2. They Use Strategic Leverage to Amplify Returns
Debt is a tool, neither inherently good nor inherently bad. The distinction lies in what you use it for. The middle class typically uses debt for consumption, such as cars, vacations, and electronics. These purchases depreciate, leaving you poorer while still owing money.
The wealthy use debt strategically to acquire appreciating assets they couldn’t otherwise afford. Real estate investors use mortgages to control properties worth far more than their cash on hand. Business owners use loans to expand operations that generate returns exceeding the interest costs. The leverage multiplies their purchasing power and their returns.
The key is that the asset being purchased with debt must generate income or appreciation that exceeds the cost of borrowing.
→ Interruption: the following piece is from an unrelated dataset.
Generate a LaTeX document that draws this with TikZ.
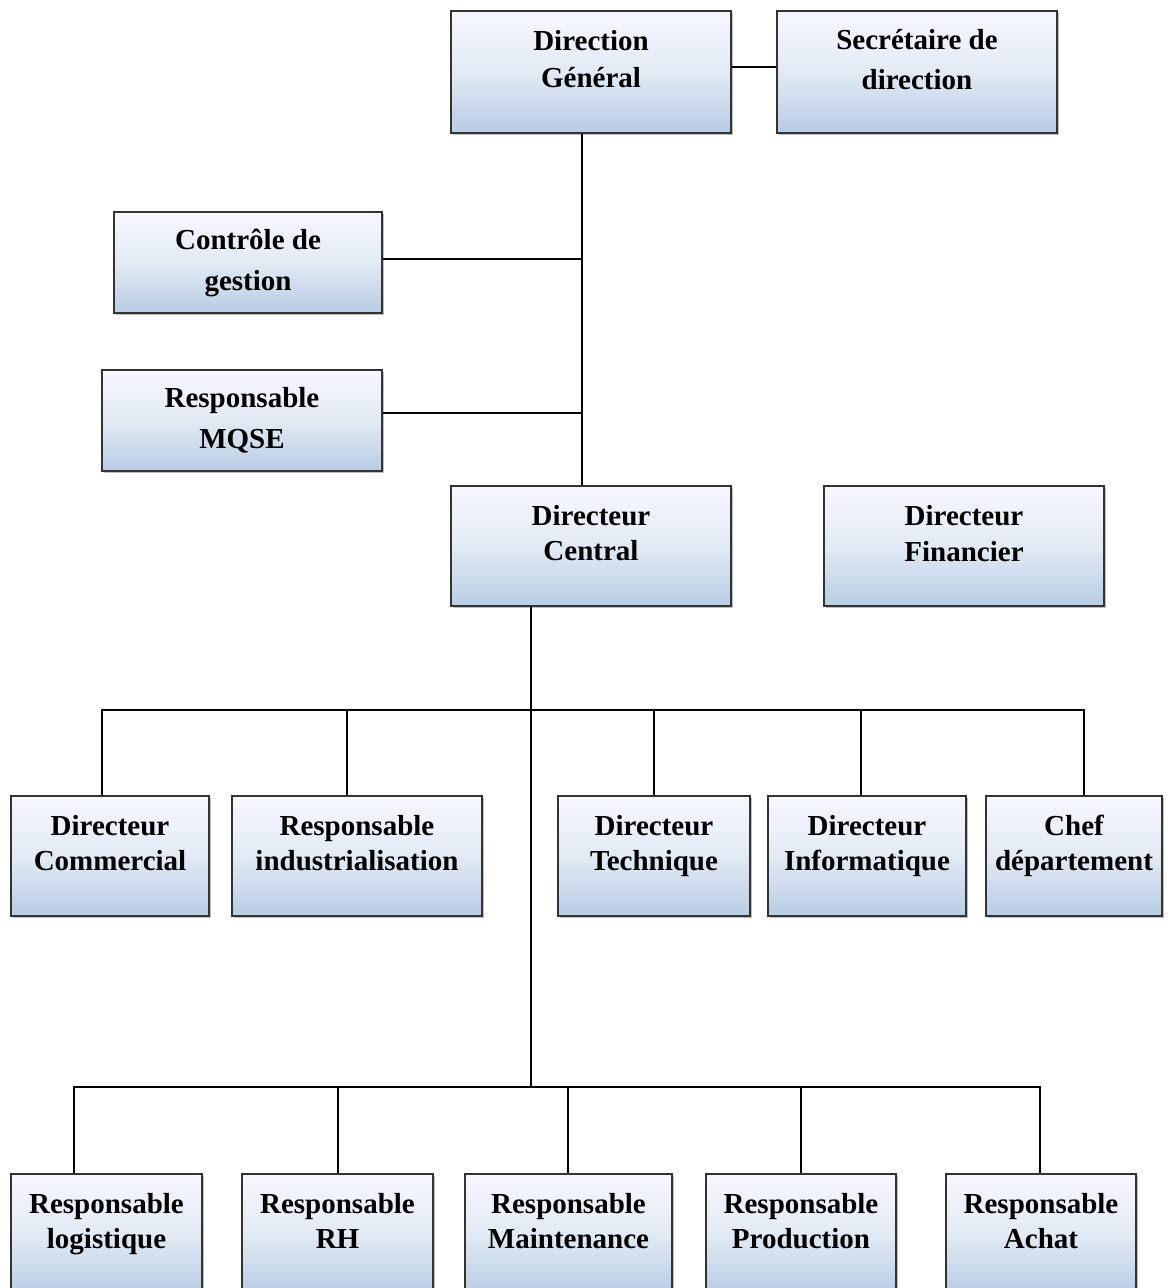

A rental property with positive cash flow after mortgage payments means you’re building equity in an appreciating asset, mainly using other people’s money. The tenant pays down your loan while you capture the appreciation.
This strategy requires discipline and careful calculation. The same leverage that multiplies gains can multiply losses if used recklessly. The wealthy assess risk meticulously and ensure any leveraged investment has strong fundamentals supporting the expected returns.
3. They Build Multiple Income Streams
Relying on a single income source, no matter how substantial, creates vulnerability and limits growth potential. The wealthy systematically develop multiple streams of income that operate independently of one another.
These streams might include salary or business income, rental properties, dividend portfolios, royalties from intellectual property, interest from lending, or returns from various investments. The diversification provides both security and compounding growth opportunities.
Each income stream doesn’t need to be massive. The power comes from having many moderate streams that collectively provide substantial cash flow while reducing dependence on any single source. If one stream diminishes or disappears, the others continue functioning.
Building multiple streams takes time and capital. The wealthy start with one stream, typically their primary income, and methodically use a portion of that income to establish additional streams. As each new stream matures and generates returns, those returns seed the next stream, creating an expanding network of income sources.
4. They Minimize Tax Liability Through Legal Optimization
The tax code in most countries is designed to incentivize certain behaviors, such as business ownership, real estate investment, and capital deployment. The wealthy structure their financial lives to take full advantage of every legal deduction, deferral, and credit available.
Business ownership offers numerous tax advantages that are not available to employees. Expenses that might be personal spending for an employee can become legitimate business deductions when you own the business. Retirement accounts for business owners typically allow significantly larger contributions than those for employees.
Real estate offers depreciation deductions that can offset rental income, sometimes creating paper losses that reduce tax liability while the property’s value appreciates. Long-term capital gains receive preferential tax treatment compared to ordinary income, making buy-and-hold investing strategies more tax-efficient than frequent trading.
The wealthy don’t evade taxes illegally. They structure their affairs within the legal framework to minimize their liabilities. They work with accountants and tax professionals who understand complex strategies beyond what typical preparers handle. The money spent on sophisticated tax planning typically yields multiple times the investment in tax savings.
5. They Focus on Equity and Ownership Rather Than Hourly Wages
The fundamental difference between working for money and having money work for you lies in ownership—employees trade hours for dollars, creating a linear relationship where income stops when work stops. Owners capture the value created by systems, other people’s labor, and assets that operate continuously.
Building or buying businesses, even small ones, shifts you from selling your time to selling products, services, or access to assets. A single rental property makes you a business owner. Creating and selling an online course converts your knowledge into an asset that generates income without your ongoing time investment.
This doesn’t mean abandoning employment entirely. Many wealthy individuals started as highly paid professionals who used their employment income to fund ownership stakes in various ventures. The strategy is using W2 income as seed capital for building equity in assets you control.
Ownership creates unlimited upside potential that hourly work can’t match. Your time has a ceiling, regardless of your hourly wage. Ownership of the right assets has no ceiling. The wealth multiplication comes from owning things that scale beyond your personal time and effort.
Conclusion
These five strategies represent fundamental differences in how the wealthy approach money compared to typical middle-class financial behavior. They’re not secrets or tricks, just disciplined application of principles that favor long-term wealth accumulation over short-term consumption.
Implementing these strategies requires patience, education, and often uncomfortable delays in gratification. You can’t change your financial trajectory overnight, but you can start making decisions today that align with how wealth actually multiplies. Each small step toward asset acquisition, strategic leverage, multiple income streams, tax optimization, and ownership builds momentum that compounds over time.
The choice isn’t between being rich or poor. It’s between continuing patterns that keep you financially stagnant and adopting strategies proven to build wealth across generations. The tools are available. The question is whether you’re willing to use them.